#### Given material

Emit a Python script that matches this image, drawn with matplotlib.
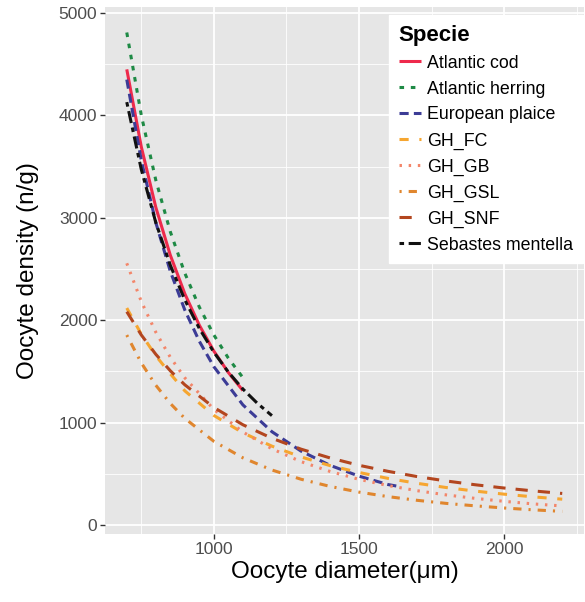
import matplotlib
matplotlib.use("Agg")
import matplotlib.pyplot as plt

plt.rcParams['font.family'] = ['Liberation Sans', 'DejaVu Sans']

species = ["Atlantic cod", "Atlantic herring", "European plaice", "GH_FC",
           "GH_GB", "GH_GSL", "GH_SNF", "Sebastes mentella"]

x_cod = [700, 750, 800, 850, 900, 950, 1000, 1050, 1100]
y_cod = [4450, 3694, 3103, 2635, 2258, 1951, 1698, 1489, 1313]

x_herring = [700, 750, 800, 850, 900, 950, 1000, 1050, 1100]
y_herring = [4810, 4002, 3368, 2864, 2459, 2128, 1856, 1629, 1439]

x_plaice = [700, 750, 800, 850, 900, 950, 1000, 1100, 1200, 1300, 1400, 1500, 1600, 1630]
y_plaice = [4350, 3561, 2954, 2477, 2099, 1794, 1546, 1173, 911, 722, 583, 477, 395, 380]

x_sebastes = [700, 750, 800, 850, 900, 950, 1000, 1050, 1100, 1150, 1200]
y_sebastes = [4130, 3473, 2954, 2537, 2198, 1919, 1687, 1493, 1328, 1188, 1068]

x_gh = [700, 750, 800, 850, 900, 1000, 1100, 1200, 1300, 1400, 1500, 1600,
        1700, 1800, 1900, 2000, 2100, 2200]
y_gh_fc = [2119, 1864, 1653, 1477, 1310, 1070, 900, 770, 665, 580, 513, 455,
           407, 366, 331, 301, 275, 252]
y_gh_gb = [2556, 2183, 1883, 1638, 1437, 1129, 908, 744, 619, 523, 446, 385,
           335, 294, 260, 231, 206, 186]
y_gh_gsl = [1855, 1583, 1365, 1187, 1041, 817, 656, 537, 447, 377, 321, 277,
            241, 211, 187, 166, 148, 133]
y_gh_snf = [2083, 1856, 1667, 1506, 1369, 1148, 979, 847, 741, 655, 583, 524,
            473, 430, 393, 361, 333, 308]

series = {
    "Atlantic cod": (x_cod, y_cod),
    "Atlantic herring": (x_herring, y_herring),
    "European plaice": (x_plaice, y_plaice),
    "GH_FC": (x_gh, y_gh_fc),
    "GH_GB": (x_gh, y_gh_gb),
    "GH_GSL": (x_gh, y_gh_gsl),
    "GH_SNF": (x_gh, y_gh_snf),
    "Sebastes mentella": (x_sebastes, y_sebastes),
}

colors = {
    "Atlantic cod": "#EE2A4C",
    "Atlantic herring": "#1E8A45",
    "European plaice": "#3C3C96",
    "GH_FC": "#F6A630",
    "GH_GB": "#F3866A",
    "GH_GSL": "#E0862E",
    "GH_SNF": "#B3461F",
    "Sebastes mentella": "#111111",
}
styles = {
    "Atlantic cod": "-",
    "Atlantic herring": (0, (1.5, 2.2)),
    "European plaice": (0, (3, 1.7)),
    "GH_FC": (0, (3, 3.5)),
    "GH_GB": (0, (0.8, 2.2)),
    "GH_GSL": (0, (0.7, 2.3, 2.7, 2.3)),
    "GH_SNF": (0, (4, 3.3)),
    "Sebastes mentella": (0, (1.5, 1.5, 4, 1.5)),
}

fig = plt.figure(figsize=(5.85, 6.02), dpi=100)
ax = fig.add_axes([105/585, 1-534/602, (584-105)/585, (534-7)/602])
ax.set_facecolor("#E6E6E6")
for s in ax.spines.values():
    s.set_visible(False)

for name in species:
    xs, ys = series[name]
    ax.plot(xs, ys, color=colors[name], linestyle=styles[name], lw=2.2,
            label=name, dash_capstyle='butt', solid_capstyle='butt')

ax.set_xlim(625, 2275)
ax.set_ylim(-88, 5059)
ax.set_xticks([1000, 1500, 2000])
ax.set_xticks([750, 1250, 1750, 2250], minor=True)
ax.set_yticks([0, 1000, 2000, 3000, 4000, 5000])
ax.set_yticks([500, 1500, 2500, 3500, 4500], minor=True)
ax.grid(which='major', color='white', lw=1.3)
ax.grid(which='minor', color='white', lw=0.6)
ax.set_axisbelow(True)
ax.tick_params(which='major', length=3.5, width=1.0, color='#333333',
               labelsize=12.5, labelcolor='#4D4D4D', pad=2)
ax.tick_params(which='minor', length=0)

ax.set_xlabel("Oocyte diameter(μm)", fontsize=17.5, labelpad=3)
ax.set_ylabel("Oocyte density (n/g)", fontsize=17.5, labelpad=14)

leg = ax.legend(loc='upper right', bbox_to_anchor=(1.0 - 1/479, 1.0 - 8/527),
                title="Specie", fontsize=12.8,
                title_fontproperties={'size': 16, 'weight': 'bold'},
                frameon=True, fancybox=False, handlelength=1.25,
                handletextpad=0.35, labelspacing=0.5, borderpad=0.55,
                borderaxespad=0.0, alignment='left')
leg.get_frame().set_facecolor('white')
leg.get_frame().set_edgecolor('white')
leg.get_frame().set_alpha(1.0)

fig.savefig("out.png", dpi=100)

########

◆ **The problem**
All of the material above is to be copied exactly, except for its images.

◆ **Task answer**
Emit a Python script that matches this image, drawn with matplotlib.
import matplotlib
matplotlib.use("Agg")
import matplotlib.pyplot as plt

plt.rcParams['font.family'] = ['Liberation Sans', 'DejaVu Sans']

species = ["Atlantic cod", "Atlantic herring", "European plaice", "GH_FC",
           "GH_GB", "GH_GSL", "GH_SNF", "Sebastes mentella"]

x_cod = [700, 750, 800, 850, 900, 950, 1000, 1050, 1100]
y_cod = [4450, 3694, 3103, 2635, 2258, 1951, 1698, 1489, 1313]

x_herring = [700, 750, 800, 850, 900, 950, 1000, 1050, 1100]
y_herring = [4810, 4002, 3368, 2864, 2459, 2128, 1856, 1629, 1439]

x_plaice = [700, 750, 800, 850, 900, 950, 1000, 1100, 1200, 1300, 1400, 1500, 1600, 1630]
y_plaice = [4350, 3561, 2954, 2477, 2099, 1794, 1546, 1173, 911, 722, 583, 477, 395, 380]

x_sebastes = [700, 750, 800, 850, 900, 950, 1000, 1050, 1100, 1150, 1200]
y_sebastes = [4130, 3473, 2954, 2537, 2198, 1919, 1687, 1493, 1328, 1188, 1068]

x_gh = [700, 750, 800, 850, 900, 1000, 1100, 1200, 1300, 1400, 1500, 1600,
        1700, 1800, 1900, 2000, 2100, 2200]
y_gh_fc = [2119, 1864, 1653, 1477, 1310, 1070, 900, 770, 665, 580, 513, 455,
           407, 366, 331, 301, 275, 252]
y_gh_gb = [2556, 2183, 1883, 1638, 1437, 1129, 908, 744, 619, 523, 446, 385,
           335, 294, 260, 231, 206, 186]
y_gh_gsl = [1855, 1583, 1365, 1187, 1041, 817, 656, 537, 447, 377, 321, 277,
            241, 211, 187, 166, 148, 133]
y_gh_snf = [2083, 1856, 1667, 1506, 1369, 1148, 979, 847, 741, 655, 583, 524,
            473, 430, 393, 361, 333, 308]

series = {
    "Atlantic cod": (x_cod, y_cod),
    "Atlantic herring": (x_herring, y_herring),
    "European plaice": (x_plaice, y_plaice),
    "GH_FC": (x_gh, y_gh_fc),
    "GH_GB": (x_gh, y_gh_gb),
    "GH_GSL": (x_gh, y_gh_gsl),
    "GH_SNF": (x_gh, y_gh_snf),
    "Sebastes mentella": (x_sebastes, y_sebastes),
}

colors = {
    "Atlantic cod": "#EE2A4C",
    "Atlantic herring": "#1E8A45",
    "European plaice": "#3C3C96",
    "GH_FC": "#F6A630",
    "GH_GB": "#F3866A",
    "GH_GSL": "#E0862E",
    "GH_SNF": "#B3461F",
    "Sebastes mentella": "#111111",
}
styles = {
    "Atlantic cod": "-",
    "Atlantic herring": (0, (1.5, 2.2)),
    "European plaice": (0, (3, 1.7)),
    "GH_FC": (0, (3, 3.5)),
    "GH_GB": (0, (0.8, 2.2)),
    "GH_GSL": (0, (0.7, 2.3, 2.7, 2.3)),
    "GH_SNF": (0, (4, 3.3)),
    "Sebastes mentella": (0, (1.5, 1.5, 4, 1.5)),
}

fig = plt.figure(figsize=(5.85, 6.02), dpi=100)
ax = fig.add_axes([105/585, 1-534/602, (584-105)/585, (534-7)/602])
ax.set_facecolor("#E6E6E6")
for s in ax.spines.values():
    s.set_visible(False)

for name in species:
    xs, ys = series[name]
    ax.plot(xs, ys, color=colors[name], linestyle=styles[name], lw=2.2,
            label=name, dash_capstyle='butt', solid_capstyle='butt')

ax.set_xlim(625, 2275)
ax.set_ylim(-88, 5059)
ax.set_xticks([1000, 1500, 2000])
ax.set_xticks([750, 1250, 1750, 2250], minor=True)
ax.set_yticks([0, 1000, 2000, 3000, 4000, 5000])
ax.set_yticks([500, 1500, 2500, 3500, 4500], minor=True)
ax.grid(which='major', color='white', lw=1.3)
ax.grid(which='minor', color='white', lw=0.6)
ax.set_axisbelow(True)
ax.tick_params(which='major', length=3.5, width=1.0, color='#333333',
               labelsize=12.5, labelcolor='#4D4D4D', pad=2)
ax.tick_params(which='minor', length=0)

ax.set_xlabel("Oocyte diameter(μm)", fontsize=17.5, labelpad=3)
ax.set_ylabel("Oocyte density (n/g)", fontsize=17.5, labelpad=14)

leg = ax.legend(loc='upper right', bbox_to_anchor=(1.0 - 1/479, 1.0 - 8/527),
                title="Specie", fontsize=12.8,
                title_fontproperties={'size': 16, 'weight': 'bold'},
                frameon=True, fancybox=False, handlelength=1.25,
                handletextpad=0.35, labelspacing=0.5, borderpad=0.55,
                borderaxespad=0.0, alignment='left')
leg.get_frame().set_facecolor('white')
leg.get_frame().set_edgecolor('white')
leg.get_frame().set_alpha(1.0)

fig.savefig("out.png", dpi=100)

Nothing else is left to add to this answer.